Cambrian: Opinion

John Brannon: ‘Within that man is the best of us’

Gregory Peck, at left, and Brock Peters in ‘To Kill A Mockingbird.’
Gregory Peck, at left, and Brock Peters in ‘To Kill A Mockingbird.’ HTTP://STATIC.GUIM.CO.UK

“You could not step twice into the same river;

for other waters are ever flowing on to you.”

—Heraclitus 6th century BCE

Each experience in life is different, no matter how many times we might have repeated it. A drive up Highway 1 is never the same. The seasons change, as does the weather. We are in a different mood; we might be sharing the trip with a different person, and

each trip is unique — sometimes better, sometimes not—but never the same.

I have seen the 1962 classic movie, “To Kill a Mockingbird,” perhaps 10 or 12 times. I place the film in my top five favorites. On a recent Saturday evening, I sat in the familiar embrace of my lounger and savored yet again this marvelous movie.

No matter how many times I have been enthralled with the story and the production, I realized within 15 minutes that some of the lines were not familiar. This gave me the opportunity to experience the film from a slightly different perspective. I concentrated on the dialogue as if I were seeing the movie for the first time. This was a different river from the rest.

After the Los Angeles Central Library was destroyed by two major arson fires, Gregory Peck was so impressed with the new library that he began a reading series and invited “some friends” to read as a reward for those who had signed up for membership at a certain level.

One unforgettable evening included Gregory Peck and Brock Peters reading from “To Kill a Mockingbird,” some 30 years after they starred in the film. Brock also sang a cappella to the audience in his beautiful baritone voice.

In 1995, author Harper Lee was invited to attend a special ceremony in her honor in Los Angeles, but had little to say other than a humble thank you to the gathering.

In a documentary shown to the audience, the late actor told the story of Harper being on the set during the filming of the movie. As he finished a particularly difficult, emotional scene, he turned and saw tears in Lee’s eyes. Feeling a sense of professional pride, he approached her and made a comment about her tears.

“Oh, Gregory,” she said, “you have a little tummy just like my Daddy.” So much for ego.

After the movie, the TV channel followed with a documentary on Peck’s life. It is an enchanting 90- minute collection of images from his childhood and the early years of his entry into the world of make-believe on stage and the silver screen. It was an absolute delight to follow the life of this highly respected actor and human being over his productive and admired career of six decades.

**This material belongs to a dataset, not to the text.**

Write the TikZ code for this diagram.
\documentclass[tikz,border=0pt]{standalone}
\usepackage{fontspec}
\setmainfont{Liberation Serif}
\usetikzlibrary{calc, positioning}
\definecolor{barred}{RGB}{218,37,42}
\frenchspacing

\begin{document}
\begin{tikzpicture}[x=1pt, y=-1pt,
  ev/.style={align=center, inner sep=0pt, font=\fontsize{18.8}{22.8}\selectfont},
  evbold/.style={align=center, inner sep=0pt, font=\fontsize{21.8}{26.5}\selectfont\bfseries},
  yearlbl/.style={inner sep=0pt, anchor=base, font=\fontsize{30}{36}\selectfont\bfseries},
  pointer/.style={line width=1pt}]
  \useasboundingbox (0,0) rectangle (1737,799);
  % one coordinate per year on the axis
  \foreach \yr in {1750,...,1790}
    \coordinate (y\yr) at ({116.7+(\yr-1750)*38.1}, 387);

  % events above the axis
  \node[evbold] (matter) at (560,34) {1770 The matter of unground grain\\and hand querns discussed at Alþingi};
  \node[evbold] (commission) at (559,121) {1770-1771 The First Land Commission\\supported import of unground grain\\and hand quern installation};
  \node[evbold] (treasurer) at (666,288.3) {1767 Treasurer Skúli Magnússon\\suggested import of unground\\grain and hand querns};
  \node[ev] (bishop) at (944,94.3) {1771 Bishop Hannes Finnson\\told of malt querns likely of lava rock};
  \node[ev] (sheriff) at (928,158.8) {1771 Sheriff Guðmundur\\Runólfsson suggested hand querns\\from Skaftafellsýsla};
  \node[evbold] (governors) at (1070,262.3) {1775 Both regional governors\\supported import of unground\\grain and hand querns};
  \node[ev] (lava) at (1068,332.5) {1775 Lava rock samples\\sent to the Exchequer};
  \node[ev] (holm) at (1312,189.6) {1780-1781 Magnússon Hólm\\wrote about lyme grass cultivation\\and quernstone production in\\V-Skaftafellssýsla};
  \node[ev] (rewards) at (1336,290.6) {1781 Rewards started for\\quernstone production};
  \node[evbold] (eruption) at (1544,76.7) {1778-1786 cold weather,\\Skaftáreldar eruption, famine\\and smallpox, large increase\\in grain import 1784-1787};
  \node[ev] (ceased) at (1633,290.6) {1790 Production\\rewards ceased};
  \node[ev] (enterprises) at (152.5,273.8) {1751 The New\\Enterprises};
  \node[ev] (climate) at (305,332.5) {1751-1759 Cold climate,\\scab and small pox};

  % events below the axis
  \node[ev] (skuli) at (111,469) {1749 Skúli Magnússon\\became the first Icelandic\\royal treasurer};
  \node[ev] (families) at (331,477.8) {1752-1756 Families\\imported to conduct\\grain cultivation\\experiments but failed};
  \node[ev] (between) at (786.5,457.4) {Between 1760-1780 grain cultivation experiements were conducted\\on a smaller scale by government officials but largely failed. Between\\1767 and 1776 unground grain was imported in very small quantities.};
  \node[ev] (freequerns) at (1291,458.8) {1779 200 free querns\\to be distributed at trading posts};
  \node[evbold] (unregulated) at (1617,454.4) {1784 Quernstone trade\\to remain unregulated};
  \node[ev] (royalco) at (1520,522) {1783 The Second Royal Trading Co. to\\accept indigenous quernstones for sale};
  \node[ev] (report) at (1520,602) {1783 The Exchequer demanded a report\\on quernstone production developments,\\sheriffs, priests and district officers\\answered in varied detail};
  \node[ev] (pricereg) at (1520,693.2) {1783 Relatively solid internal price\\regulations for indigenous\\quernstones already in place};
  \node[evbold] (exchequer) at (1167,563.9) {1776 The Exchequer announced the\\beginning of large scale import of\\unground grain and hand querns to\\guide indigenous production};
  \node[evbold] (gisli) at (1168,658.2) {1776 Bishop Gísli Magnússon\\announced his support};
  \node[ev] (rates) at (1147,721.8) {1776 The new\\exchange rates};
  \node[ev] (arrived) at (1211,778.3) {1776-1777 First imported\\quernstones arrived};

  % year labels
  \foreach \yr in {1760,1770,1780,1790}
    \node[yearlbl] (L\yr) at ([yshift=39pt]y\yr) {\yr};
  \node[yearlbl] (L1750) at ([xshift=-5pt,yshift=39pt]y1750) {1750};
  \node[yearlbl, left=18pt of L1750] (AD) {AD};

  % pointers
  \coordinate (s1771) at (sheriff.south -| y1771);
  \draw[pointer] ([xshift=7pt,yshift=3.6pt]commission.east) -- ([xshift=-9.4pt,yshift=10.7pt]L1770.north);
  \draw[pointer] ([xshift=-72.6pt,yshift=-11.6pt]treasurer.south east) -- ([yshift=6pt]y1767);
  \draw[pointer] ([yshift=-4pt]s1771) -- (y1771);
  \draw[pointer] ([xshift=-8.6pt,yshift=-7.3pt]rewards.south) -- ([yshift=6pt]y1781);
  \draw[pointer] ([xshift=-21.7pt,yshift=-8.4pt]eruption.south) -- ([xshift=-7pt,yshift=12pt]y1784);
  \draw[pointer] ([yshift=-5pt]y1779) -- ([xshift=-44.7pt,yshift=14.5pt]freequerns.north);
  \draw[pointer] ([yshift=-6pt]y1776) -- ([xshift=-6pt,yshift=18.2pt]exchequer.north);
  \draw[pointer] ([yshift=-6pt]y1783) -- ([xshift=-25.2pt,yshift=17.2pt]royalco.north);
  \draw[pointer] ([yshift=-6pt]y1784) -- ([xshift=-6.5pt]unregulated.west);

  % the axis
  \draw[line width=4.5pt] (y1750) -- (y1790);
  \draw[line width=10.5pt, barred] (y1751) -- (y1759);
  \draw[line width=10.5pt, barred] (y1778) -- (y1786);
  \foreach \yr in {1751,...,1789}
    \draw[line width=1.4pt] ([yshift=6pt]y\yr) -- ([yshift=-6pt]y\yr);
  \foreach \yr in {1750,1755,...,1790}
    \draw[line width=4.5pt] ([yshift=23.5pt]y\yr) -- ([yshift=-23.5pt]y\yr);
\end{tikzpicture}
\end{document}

For many years, Gregory toured on a series of speaking engagements in several cities. They were always to a full house, giving the audiences an opportunity to voice questions and to offer words of praise for his many roles. It seems that at every “evening” with Gregory Peck, there were people in the audience who either named a child Atticus (in honor of his role in “To Kill a Mockingbird”), or were motivated to become a lawyer.

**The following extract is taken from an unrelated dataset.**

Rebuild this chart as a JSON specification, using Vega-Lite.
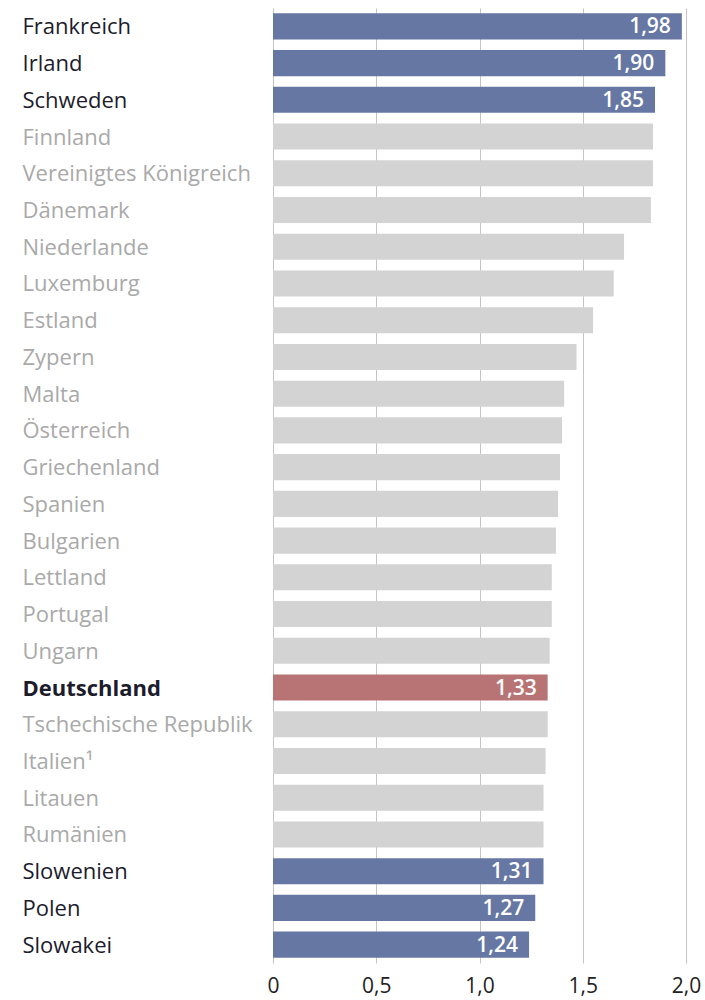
{
  "$schema": "https://vega.github.io/schema/vega-lite/v6.json",
  "width": 413,
  "height": 955,
  "autosize": {"type": "none"},
  "padding": {"left": 273, "top": 8, "right": 19, "bottom": 37},
  "background": "white",
  "config": {"view": {"stroke": null}, "font": "Open Sans"},
  "data": {
    "values": [
      {"land": "Frankreich", "wert": 1.98, "gruppe": "hoch", "label": "1,98"},
      {"land": "Irland", "wert": 1.90, "gruppe": "hoch", "label": "1,90"},
      {"land": "Schweden", "wert": 1.85, "gruppe": "hoch", "label": "1,85"},
      {"land": "Finnland", "wert": 1.84, "gruppe": "grau", "label": ""},
      {"land": "Vereinigtes Königreich", "wert": 1.84, "gruppe": "grau", "label": ""},
      {"land": "Dänemark", "wert": 1.83, "gruppe": "grau", "label": ""},
      {"land": "Niederlande", "wert": 1.70, "gruppe": "grau", "label": ""},
      {"land": "Luxemburg", "wert": 1.65, "gruppe": "grau", "label": ""},
      {"land": "Estland", "wert": 1.55, "gruppe": "grau", "label": ""},
      {"land": "Zypern", "wert": 1.47, "gruppe": "grau", "label": ""},
      {"land": "Malta", "wert": 1.41, "gruppe": "grau", "label": ""},
      {"land": "Österreich", "wert": 1.40, "gruppe": "grau", "label": ""},
      {"land": "Griechenland", "wert": 1.39, "gruppe": "grau", "label": ""},
      {"land": "Spanien", "wert": 1.38, "gruppe": "grau", "label": ""},
      {"land": "Bulgarien", "wert": 1.37, "gruppe": "grau", "label": ""},
      {"land": "Lettland", "wert": 1.35, "gruppe": "grau", "label": ""},
      {"land": "Portugal", "wert": 1.35, "gruppe": "grau", "label": ""},
      {"land": "Ungarn", "wert": 1.34, "gruppe": "grau", "label": ""},
      {"land": "Deutschland", "wert": 1.33, "gruppe": "de", "label": "1,33"},
      {"land": "Tschechische Republik", "wert": 1.33, "gruppe": "grau", "label": ""},
      {"land": "Italien¹", "wert": 1.32, "gruppe": "grau", "label": ""},
      {"land": "Litauen", "wert": 1.31, "gruppe": "grau", "label": ""},
      {"land": "Rumänien", "wert": 1.31, "gruppe": "grau", "label": ""},
      {"land": "Slowenien", "wert": 1.31, "gruppe": "niedrig", "label": "1,31"},
      {"land": "Polen", "wert": 1.27, "gruppe": "niedrig", "label": "1,27"},
      {"land": "Slowakei", "wert": 1.24, "gruppe": "niedrig", "label": "1,24"}
    ]
  },
  "encoding": {
    "y": {
      "field": "land",
      "type": "nominal",
      "sort": null,
      "scale": {"paddingInner": 0.29, "paddingOuter": 0.145},
      "axis": {
        "title": null,
        "domain": false,
        "ticks": false,
        "labelAlign": "left",
        "labelPadding": 251,
        "labelLimit": 300,
        "labelFont": "Open Sans",
        "labelFontSize": 22,
        "labelOffset": 1,
        "labelColor": {"expr": "indexof(['Frankreich','Irland','Schweden','Deutschland','Slowenien','Polen','Slowakei'], datum.label) >= 0 ? '#1c1c2c' : '#a9a9a9'"},
        "labelFontWeight": {"expr": "datum.label == 'Deutschland' ? 'bold' : 'normal'"}
      }
    },
    "x": {
      "field": "wert",
      "type": "quantitative",
      "scale": {"domain": [0, 2], "nice": false},
      "axis": {
        "title": null,
        "values": [0, 0.5, 1, 1.5, 2],
        "grid": true,
        "gridColor": "#c4c4c4",
        "gridWidth": 1,
        "domain": false,
        "ticks": false,
        "labelPadding": 12,
        "labelFont": "Open Sans",
        "labelFontSize": 21,
        "labelColor": "#222222",
        "labelFlush": false,
        "labelExpr": "datum.value == 0 ? '0' : replace(format(datum.value, '.1f'), '.', ',')"
      }
    }
  },
  "layer": [
    {
      "mark": {"type": "bar"},
      "encoding": {
        "color": {
          "field": "gruppe",
          "type": "nominal",
          "scale": {"domain": ["hoch", "grau", "de", "niedrig"], "range": ["#6677a3", "#d3d3d3", "#b87474", "#6677a3"]},
          "legend": null
        }
      }
    },
    {
      "mark": {"type": "text", "align": "right", "baseline": "middle", "dx": -11, "dy": 1, "color": "white", "font": "Open Sans", "fontSize": 21, "fontWeight": 600},
      "encoding": {"text": {"field": "label"}}
    }
  ]
}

There was a poignant scene near the end of the documentary. As his days dwindled down to a precious few, a video cameraman followed the aging actor backstage as he waited for his cue to emerge and greet the audience. While he paced behind a large movie screen, scenes from various movies were visible through the screen; his rich baritone voice filled the darkness with a welcomed familiarity that brought a warmth to my eyes. He was pacing the stage in the darkness because, even after 60 years of being an acclaimed star, he still had a nervousness familiar to most burgeoning actors.

Brock and Gregory had a deep and abiding friendship for 43 years. When his dear friend died in 2003, Peters delivered the eulogy at Gregory’s funeral. Oh, what an extraordinary experience that must have been for all who were there.

The title of this essay is taken from a tribute at his funeral.

Addendum: July 10, 2010 was the 50th anniversary of Harper Lee’s book. This abridged column from 2006 is in tribute to that event.